• _COLLECTED MATERIAL_
▬▬▬
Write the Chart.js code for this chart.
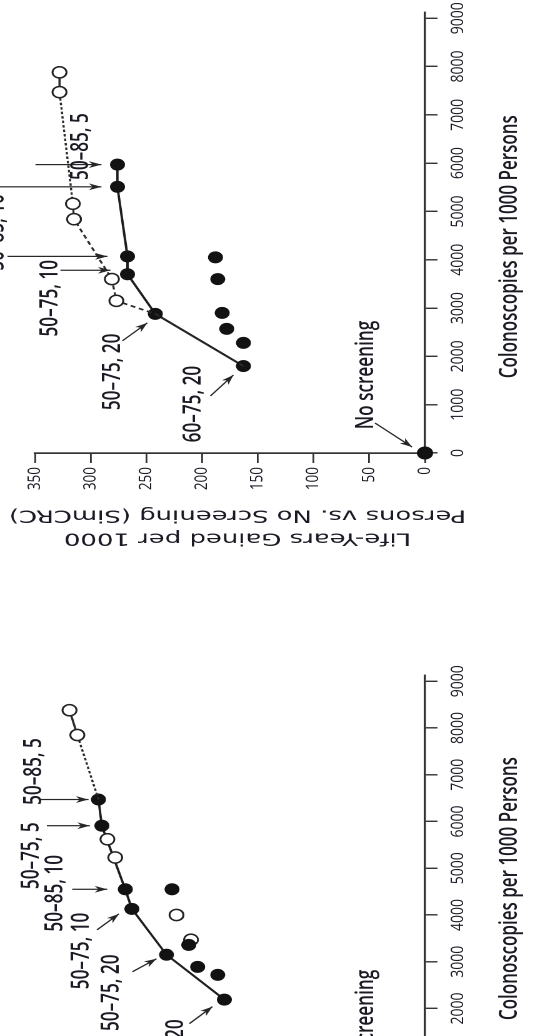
<!DOCTYPE html>
<html>
<head>
<meta charset="utf-8">
<script src="https://cdn.jsdelivr.net/npm/chart.js@4.4.1/dist/chart.umd.min.js"></script>
<style>
    html, body { margin: 0; padding: 0; background: #fff; overflow: hidden; }
    #page  { position: relative; width: 539px; height: 1036px; overflow: hidden; background: #fff; }
    /* the figure is a scanned page turned on its side: draw it upright, then turn it */
    #sheet { position: absolute; left: 0; top: 0; width: 1036px; height: 431px;
             transform-origin: 0 0; transform: translate(0, 1036px) scaleX(1.25) rotate(-90deg); }
    .panel { position: absolute; top: 0; height: 431px; }
    #topPanel { left: 470px; width: 572px; }
    #botPanel { left: -179px; width: 558px; }
</style>
</head>
<body>
<div id="page">
  <div id="sheet">
    <div class="panel" id="topPanel"><canvas id="topChart" width="572" height="431"></canvas></div>
    <div class="panel" id="botPanel"><canvas id="botChart" width="558" height="431"></canvas></div>
  </div>
</div>
<script>
// ---- data (colonoscopies per 1000, life-years gained per 1000) ----
const frontierLabels = ['60–75, 20', '50–75, 20', '50–75, 10', '50–85, 10', '50–75, 5', '50–85, 5'];

// upper panel
const topFrontierX = [1800, 2880, 3700, 4070, 5510, 5970];
const topFrontierY = [163, 242, 267, 267, 276, 276];
const topOpenX     = [3150, 3600, 4840, 5160, 7470, 7880];
const topOpenY     = [277, 281, 315, 316, 328, 328];
const topOtherX    = [2280, 2570, 2900, 3600, 4050];
const topOtherY    = [163, 178, 182, 186, 188];

// lower panel (cut off by the page edge)
const botFrontierX = [2190, 3150, 4130, 4550, 5910, 6470];
const botFrontierY = [180, 232, 263, 269, 290, 293];
const botOpenX     = [5230, 5620, 7850, 8380];
const botOpenY     = [278, 285, 312, 319];
const botOtherX    = [2720, 2890, 3360, 4550];
const botOtherY    = [186, 204, 212, 227];
const botOtherOpenX = [3470, 4000];
const botOtherOpenY = [210, 223];

const noScreeningX = [0];
const noScreeningY = [0];

const xTicks = [0, 1000, 2000, 3000, 4000, 5000, 6000, 7000, 8000, 9000];
const yTicks = [0, 50, 100, 150, 200, 250, 300, 350];

const xTitle = 'Colonoscopies per 1000 Persons';
const yTitle = ['Life-Years Gained per 1000', 'Persons vs. No Screening (SimCRC)'];

const SX = 1.25;          // horizontal stretch of the scan
const INK  = '#1a1a24';
const AXIS = '#333';
const LABEL_FONT = "'Open Sans', 'Liberation Sans', sans-serif";

function pts(xs, ys) { return xs.map((x, i) => ({ x, y: ys[i] })); }

// arrows + labels; offsets are [dX, dY] measured on the turned page, relative to the dot
const topNotes = [
    { idx: 5, text: '50–85, 5',  from: [-82, 0],   to: [-16, 0],  at: [-36, -18] },
    { idx: 4, text: '50–75, 5',  from: [-125, 0],  to: [-16, 0],  at: [-150, -40] },
    { idx: 3, text: '50–85, 10', from: [-120, 0],  to: [-20, 0],  at: [-131, -24] },
    { idx: 2, text: '50–75, 10', from: [-67, -4],  to: [-17, -4], at: [-77, 24] },
    { idx: 1, text: '50–75, 20', from: [-33, 27],  to: [-8, 9],   at: [-42, 58] },
    { idx: 0, text: '60–75, 20', from: [-33, 30],  to: [-10, 9],  at: [-50, 38] },
    { idx: -1, text: 'No screening', from: [-50, -30], to: [-13, -6], at: [-59, -78] },
];
const botNotes = [
    { idx: 5, text: '50–85, 5',  from: [-58, 0],  to: [-10, 0], at: [-64, -28] },
    { idx: 4, text: '50–75, 5',  from: [-55, 0],  to: [-12, 0], at: [-70, 30] },
    { idx: 3, text: '50–85, 10', from: [-53, 0],  to: [-18, 0], at: [-70, 4] },
    { idx: 2, text: '50–75, 10', from: [-35, 21], to: [-13, 5], at: [-50, 42] },
    { idx: 1, text: '50–75, 20', from: [-34, 17], to: [-10, 4], at: [-55, 38] },
    { idx: 0, text: '60–75, 20', from: [-35, 24], to: [-12, 7], at: [-48, 58] },
    { idx: -1, text: 'No screening', from: [-50, -30], to: [-13, -6], at: [-59, -78] },
];

// screen offset -> upright canvas offset
function toUpright(d) { return [-d[1], d[0] / SX]; }

// text squeezed (or widened) along its own direction, like the scanned lettering
function drawSqueezed(ctx, text, x, y, rot, squeeze) {
    ctx.save();
    ctx.translate(x, y);
    ctx.rotate(rot);
    ctx.scale(squeeze, 1);
    ctx.textAlign = 'left';
    ctx.textBaseline = 'middle';
    const w = ctx.measureText(text).width;
    ctx.fillText(text, -w / 2, 0);
    ctx.restore();
}

const notesPlugin = {
    id: 'notes',
    afterDatasetsDraw(chart) {
        const opts = chart.options.plugins.notes;
        const ctx = chart.ctx;
        const sx = chart.scales.x, sy = chart.scales.y;
        ctx.save();
        opts.items.forEach(n => {
            const vx = n.idx < 0 ? noScreeningX[0] : opts.xs[n.idx];
            const vy = n.idx < 0 ? noScreeningY[0] : opts.ys[n.idx];
            const px = sx.getPixelForValue(vx), py = sy.getPixelForValue(vy);
            const a = toUpright(n.from), b = toUpright(n.to), t = toUpright(n.at);
            const x0 = px + a[0], y0 = py + a[1], x1 = px + b[0], y1 = py + b[1];
            ctx.strokeStyle = '#262626';
            ctx.fillStyle = '#262626';
            ctx.lineWidth = 1.2;
            ctx.beginPath(); ctx.moveTo(x0, y0); ctx.lineTo(x1, y1); ctx.stroke();
            // arrow head
            const ang = Math.atan2(y1 - y0, x1 - x0);
            const L = 10, W = 3.4;
            ctx.beginPath();
            ctx.moveTo(x1, y1);
            ctx.lineTo(x1 - L * Math.cos(ang) + W * Math.sin(ang), y1 - L * Math.sin(ang) - W * Math.cos(ang));
            ctx.lineTo(x1 - L * 0.7 * Math.cos(ang), y1 - L * 0.7 * Math.sin(ang));
            ctx.lineTo(x1 - L * Math.cos(ang) - W * Math.sin(ang), y1 - L * Math.sin(ang) + W * Math.cos(ang));
            ctx.closePath(); ctx.fill();
            // label
            ctx.fillStyle = INK;
            ctx.font = '600 19.5px ' + LABEL_FONT;
            drawSqueezed(ctx, n.text, px + t[0], py + t[1], 0, 0.88);
        });
        ctx.restore();
    },
    // axis titles, drawn by hand so the lettering can be stretched like the scan
    afterDraw(chart) {
        const opts = chart.options.plugins.notes;
        const ctx = chart.ctx;
        const area = chart.chartArea;
        ctx.save();
        ctx.fillStyle = INK;
        ctx.font = '600 20px ' + LABEL_FONT;
        drawSqueezed(ctx, xTitle, (area.left + area.right) / 2 + opts.titleShift, chart.height - 23, 0, 0.85);
        ctx.font = "17px 'DejaVu Sans', sans-serif";
        const midY = (area.top + area.bottom) / 2 + 6;
        yTitle.forEach((line, i) => {
            drawSqueezed(ctx, line, 28 + i * 23, midY, -Math.PI / 2, 1.22);
        });
        ctx.restore();
    },
};

function makePanel(canvasId, cfg) {
    const dot = { pointRadius: 6, pointBackgroundColor: '#121212', pointBorderWidth: 0, pointHoverRadius: 6 };
    const ring = { pointRadius: 5.6, pointBackgroundColor: '#fff', pointBorderColor: '#222', pointBorderWidth: 1.5, pointHoverRadius: 5.6 };

    const datasets = [
        // open-circle path (dashed, then dotted towards the costliest strategies)
        Object.assign({
            data: cfg.openPath, showLine: true, borderColor: '#2a2a2a', borderWidth: 1.7,
            segment: { borderDash: c => cfg.openDash(c.p0DataIndex) },
        }, ring, { pointRadius: c => cfg.openPath[c.dataIndex].hide ? 0 : 5.6 }),
        Object.assign({ data: cfg.other, showLine: false }, dot),
        Object.assign({ data: cfg.otherOpen || [], showLine: false }, ring),
        Object.assign({ data: cfg.frontier, showLine: true, borderColor: '#1e1e1e', borderWidth: 1.9 }, dot),
        Object.assign({ data: pts(noScreeningX, noScreeningY), showLine: false, clip: false }, dot, { pointRadius: 6.5 }),
    ];

    return new Chart(document.getElementById(canvasId), {
        type: 'scatter',
        data: { datasets },
        plugins: [notesPlugin],
        options: {
            responsive: false,
            animation: false,
            devicePixelRatio: 2,
            layout: { padding: { left: 0, right: 16, top: 28, bottom: 0 } },
            plugins: {
                legend: { display: false },
                tooltip: { enabled: false },
                notes: { items: cfg.notes, xs: cfg.fx, ys: cfg.fy, titleShift: cfg.titleShift },
            },
            scales: {
                x: {
                    type: 'linear', position: 'bottom', min: 0, max: cfg.xMax,
                    afterBuildTicks: s => { s.ticks = xTicks.map(v => ({ value: v })); },
                    afterFit: s => { s.height = 91; },
                    ticks: { color: INK, font: { family: LABEL_FONT, size: 14 }, padding: 8, maxRotation: 0, autoSkip: false,
                             callback: v => String(v) },
                    grid: { drawOnChartArea: false, drawTicks: true, tickLength: 10, color: AXIS, lineWidth: 1.4 },
                    border: { display: true, color: AXIS, width: 1.7 },
                },
                y: {
                    type: 'linear', position: 'left', min: 0, max: 350,
                    afterBuildTicks: s => { s.ticks = yTicks.map(v => ({ value: v })); },
                    afterFit: s => { s.width = 113; },
                    ticks: { color: INK, font: { family: LABEL_FONT, size: 13.5 }, padding: 4, callback: v => String(v) },
                    grid: { drawOnChartArea: false, drawTicks: true, tickLength: 10, color: AXIS, lineWidth: 1.4 },
                    border: { display: true, color: AXIS, width: 1.7 },
                },
            },
        },
    });
}

// upper panel: dashed path starts at the two cheapest frontier dots
const topPath = [
    { x: topFrontierX[0], y: topFrontierY[0], hide: true },
    { x: topFrontierX[1], y: topFrontierY[1], hide: true },
].concat(pts(topOpenX, topOpenY));

makePanel('topChart', {
    xMax: 9120,
    titleShift: -14,
    frontier: pts(topFrontierX, topFrontierY),
    fx: topFrontierX, fy: topFrontierY,
    other: pts(topOtherX, topOtherY),
    openPath: topPath,
    openDash: i => (i >= 6 ? [] : i === 5 ? [2.5, 2] : i === 4 ? [] : [4, 3]),
    notes: topNotes,
});

// lower panel: open dots sit on the solid line, dotted tail from the last frontier dot
const botPath = [{ x: botFrontierX[5], y: botFrontierY[5], hide: true }]
    .concat(pts(botOpenX.slice(2), botOpenY.slice(2)));

makePanel('botChart', {
    xMax: 9130,
    titleShift: 0,
    frontier: pts(botFrontierX, botFrontierY),
    fx: botFrontierX, fy: botFrontierY,
    other: pts(botOtherX, botOtherY),
    otherOpen: pts(botOtherOpenX, botOtherOpenY).concat(pts(botOpenX.slice(0, 2), botOpenY.slice(0, 2))),
    openPath: botPath,
    openDash: i => (i === 0 ? [2.5, 2] : []),
    notes: botNotes,
});
</script>
</body>
</html>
▬▬▬
• _WHAT IS EXPECTED_
Please reproduce the listing exactly from its opening line through the line that contains "182, 186, 188];", both included, with all pictures omitted.

• _COMPLETE ANSWER_
Write the Chart.js code for this chart.
<!DOCTYPE html>
<html>
<head>
<meta charset="utf-8">
<script src="https://cdn.jsdelivr.net/npm/chart.js@4.4.1/dist/chart.umd.min.js"></script>
<style>
    html, body { margin: 0; padding: 0; background: #fff; overflow: hidden; }
    #page  { position: relative; width: 539px; height: 1036px; overflow: hidden; background: #fff; }
    /* the figure is a scanned page turned on its side: draw it upright, then turn it */
    #sheet { position: absolute; left: 0; top: 0; width: 1036px; height: 431px;
             transform-origin: 0 0; transform: translate(0, 1036px) scaleX(1.25) rotate(-90deg); }
    .panel { position: absolute; top: 0; height: 431px; }
    #topPanel { left: 470px; width: 572px; }
    #botPanel { left: -179px; width: 558px; }
</style>
</head>
<body>
<div id="page">
  <div id="sheet">
    <div class="panel" id="topPanel"><canvas id="topChart" width="572" height="431"></canvas></div>
    <div class="panel" id="botPanel"><canvas id="botChart" width="558" height="431"></canvas></div>
  </div>
</div>
<script>
// ---- data (colonoscopies per 1000, life-years gained per 1000) ----
const frontierLabels = ['60–75, 20', '50–75, 20', '50–75, 10', '50–85, 10', '50–75, 5', '50–85, 5'];

// upper panel
const topFrontierX = [1800, 2880, 3700, 4070, 5510, 5970];
const topFrontierY = [163, 242, 267, 267, 276, 276];
const topOpenX     = [3150, 3600, 4840, 5160, 7470, 7880];
const topOpenY     = [277, 281, 315, 316, 328, 328];
const topOtherX    = [2280, 2570, 2900, 3600, 4050];
const topOtherY    = [163, 178, 182, 186, 188];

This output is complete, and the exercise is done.